- I didn't want to give the impression that I lacked faith because I knew it would all work out, and I might regret having expressed anything but positivity,
- I didn't want to unnecessarily instill fear or lack of confidence in the blessings of the path I was on by revealing my own struggles,
- I wanted to focus on the positive and express gratitude for God's help rather than wallow in self pity or doubt, and
- I wanted to show my non-LDS friends how happy and fulfilled my beliefs made me, which I genuinely believed they did.
In short, there was something to prove. I feel those same motivations and pressures now, but because of the less dogmatic nature of my beliefs now, expressing the questions and difficulties doesn't, in my own mind at least, negate whatever efforts I'm making or paths I'm trodding now. I guess I'm projecting: I used to look at those who had "strayed" from the church (I didn't ever allow myself to really think of it as "finding another path" or some such fluffy, PC talk which watered down doctrine and pussy-footed around the fact that they were forfeiting celestial glory): that they were clearly struggling without the aid of the Spirit since leaving the Light but stubbornly trying to insist they were "happy" despite it.
But let's be honest: there's no shortage of gay folks who see gay people who enter into mixed-sex marriages as doing something similar, and there are plenty of gay people from conservative backgrounds who probably never share the difficulties of their same-sex relationships because they know their friends and family will jump all over them, blaming their problems on the sinfulness of their chosen "lifestyle" or on the inherent inability of same-sex relationships to fulfill rather than seeing their relationships like any other: great and fulfilling but also full of challenges to overcome.
Perhaps it's compounded by a popularly conservative mindset which seems (to me) to foster a sense that if you just ignore "emotions" and focus on being "rational" (which I suspect introduces an inherent blind spot when they fail to see the emotional motivation behind their supposed rationale), and ignore challenges of status quo or likely exceptions to rules in favor of sticking to established, static patterns and formulas for "success". People with such a mindset have likely also become adept at ignoring their own challenges in relationships and instead leaning on the "fact" that they're following a "time-tested" pattern and therefore mustn't focus unnecessarily on ironing out kinks, so they're at a loss when someone who doesn't have that idea to lean on is looking to work out issues that everyone else also can and probably should seek to work out but may choose to ignore...
...maybe I'll come back to this when my fingers can keep up with my many thoughts.
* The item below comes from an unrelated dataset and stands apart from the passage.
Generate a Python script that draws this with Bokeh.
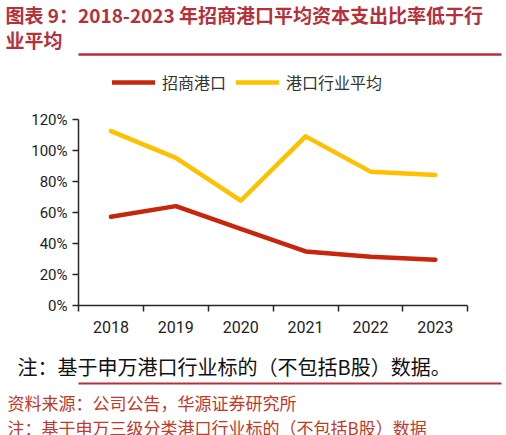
from bokeh.plotting import figure
from bokeh.models import (Range1d, Legend, LegendItem, FixedTicker, Title, LinearAxis,
                          PrintfTickFormatter, BasicTickFormatter)
from bokeh.embed import file_html
from bokeh.resources import INLINE

# ---------------- data ----------------
years = [2018, 2019, 2020, 2021, 2022, 2023]
cmport = [57.3, 64.2, 49.5, 34.9, 31.5, 29.6]        # 招商港口
industry = [112.7, 95.4, 67.7, 109.3, 86.5, 84.4]    # 港口行业平均
series_names = ["招商港口", "港口行业平均"]
y_ticks = [0, 20, 40, 60, 80, 100, 120]

title_lines = ["图表 9：2018-2023 年招商港口平均资本支出比率低于行", "业平均"]
note_text = "注：基于申万港口行业标的（不包括B股）数据。"
source_lines = ["资料来源：公司公告，华源证券研究所", "注：基于申万三级分类港口行业标的（不包括B股）数据"]

RED_TITLE = "#B5303A"
RED_SRC = "#C0392B"
RED_LINE = "#C8260C"
YELLOW = "#FFC000"
CJK = "Noto Sans CJK SC"

W, H = 506, 435
F_LEFT, F_RIGHT, F_TOP, F_BOTTOM = 78, 501, 54, 305
Y120 = 119.3
AX_RIGHT = 467.3
px_per_pct = (F_BOTTOM - Y120) / 120.0
y_top = 120 + (Y120 - F_TOP) / px_per_pct
px_per_year = (AX_RIGHT - F_LEFT) / len(years)
x_end = years[-1] + 0.5 + (F_RIGHT - AX_RIGHT) / px_per_year

p = figure(width=W, height=H, x_range=Range1d(years[0] - 0.5, x_end),
           y_range=Range1d(0, y_top), toolbar_location=None, output_backend="svg",
           min_border_left=F_LEFT, min_border_right=W - F_RIGHT, min_border_top=F_TOP,
           min_border_bottom=H - F_BOTTOM)
p.outline_line_color = None
p.grid.visible = False
p.extra_x_ranges = {"rule": Range1d(0, 1)}

r1 = p.line(years, cmport, line_color=RED_LINE, line_width=4.5, line_join="round", line_cap="round")
r2 = p.line(years, industry, line_color=YELLOW, line_width=4.5, line_join="round", line_cap="round")

ax = p.xaxis[0]
ax.ticker = FixedTicker(ticks=years, minor_ticks=[y - 0.5 for y in years] + [years[-1] + 0.5])
ax.bounds = (years[0] - 0.5, years[-1] + 0.5)
ax.formatter = BasicTickFormatter(use_scientific=False)
ax.major_tick_line_color = None
ax.major_tick_out = 6
ax.major_tick_in = 0
ax.minor_tick_out = 6
ax.minor_tick_in = 0
ax.minor_tick_line_color = "#262626"
ax.minor_tick_line_width = 1.5
ax.axis_line_color = "#262626"
ax.axis_line_width = 1.5
ax.major_label_standoff = 9
ax.major_label_text_font = "Roboto"
ax.major_label_text_font_size = "16px"
ax.major_label_text_color = "#222222"

ay = p.yaxis[0]
ay.ticker = FixedTicker(ticks=y_ticks, minor_ticks=[])
ay.formatter = PrintfTickFormatter(format="%d%%")
ay.bounds = (y_ticks[0], y_ticks[-1])
ay.major_tick_out = 6
ay.major_tick_in = 0
ay.major_tick_line_color = "#262626"
ay.major_tick_line_width = 1.5
ay.axis_line_color = "#262626"
ay.axis_line_width = 1.5
ay.major_label_standoff = 5
ay.major_label_text_font = "Roboto"
ay.major_label_text_font_size = "15px"
ay.major_label_text_color = "#222222"

legend = Legend(items=[LegendItem(label=series_names[0], renderers=[r1]),
                       LegendItem(label=series_names[1], renderers=[r2])],
                orientation="horizontal", location=(34, F_BOTTOM - 93.5), padding=0, margin=0,
                spacing=10, glyph_width=43, glyph_height=16, label_height=16,
                label_standoff=7, border_line_color=None, background_fill_alpha=0,
                label_text_font=CJK, label_text_font_size="16px",
                label_text_color="#333333")
p.add_layout(legend)


def rule_axis(side, color, width, extent=0):
    # a bare axis line used as a horizontal rule
    a = LinearAxis(x_range_name="rule", ticker=FixedTicker(ticks=[], minor_ticks=[]),
                   major_tick_out=extent, major_tick_in=0, minor_tick_out=0, minor_tick_in=0,
                   major_label_standoff=0, major_label_text_font_size="0px",
                   axis_line_color=color, axis_line_width=width)
    p.add_layout(a, side)


def title(side, txt, size, color, left, standoff, bold=False):
    p.add_layout(Title(text=txt, align="left", offset=left - F_LEFT, standoff=standoff,
                       text_font=CJK, text_font_size=size, text_color=color,
                       text_font_style="bold" if bold else "normal"), side)


# header (stacked outward from the frame)
rule_axis("above", RED_TITLE, 2.5)
title("above", title_lines[1], "19px", RED_TITLE, 5, 3.9, bold=True)
title("above", title_lines[0], "19px", RED_TITLE, 5, -13.7, bold=True)

# footer (stacked downward from the x axis)
rule_axis("below", None, 1, extent=10)
title("below", " ", "6px", "#FFFFFF", 17, 1.3)          # blank spacer line
title("below", note_text, "20px", "#111111", 17, 5.2)
rule_axis("below", RED_TITLE, 2)
title("below", source_lines[0], "17px", RED_SRC, 7, 7.8)
title("below", source_lines[1], "17px", RED_SRC, 7, -12.5)

open("out.html", "w").write(file_html(p, INLINE))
But for now, I'm just thinking about how many of us hold back or puff ourselves up because we feel like we have something to prove. And I'm also seeking a balance, among the many quests for balance in my life, between authenticity and a focus on the positive.
One thing I've become increasingly convinced of, though: the more I feel I have "something to prove", the less likely I am to be completely emotionally honest, either with others or, more damningly, with myself. Perhaps needing to prove something has been an anchor of sorts at certain times, which may be an occasionally useful tool, but for now, it's an anchor I am trying to cut loose as I try to gather the strength and courage to row out again into rough waters in search of my next destination.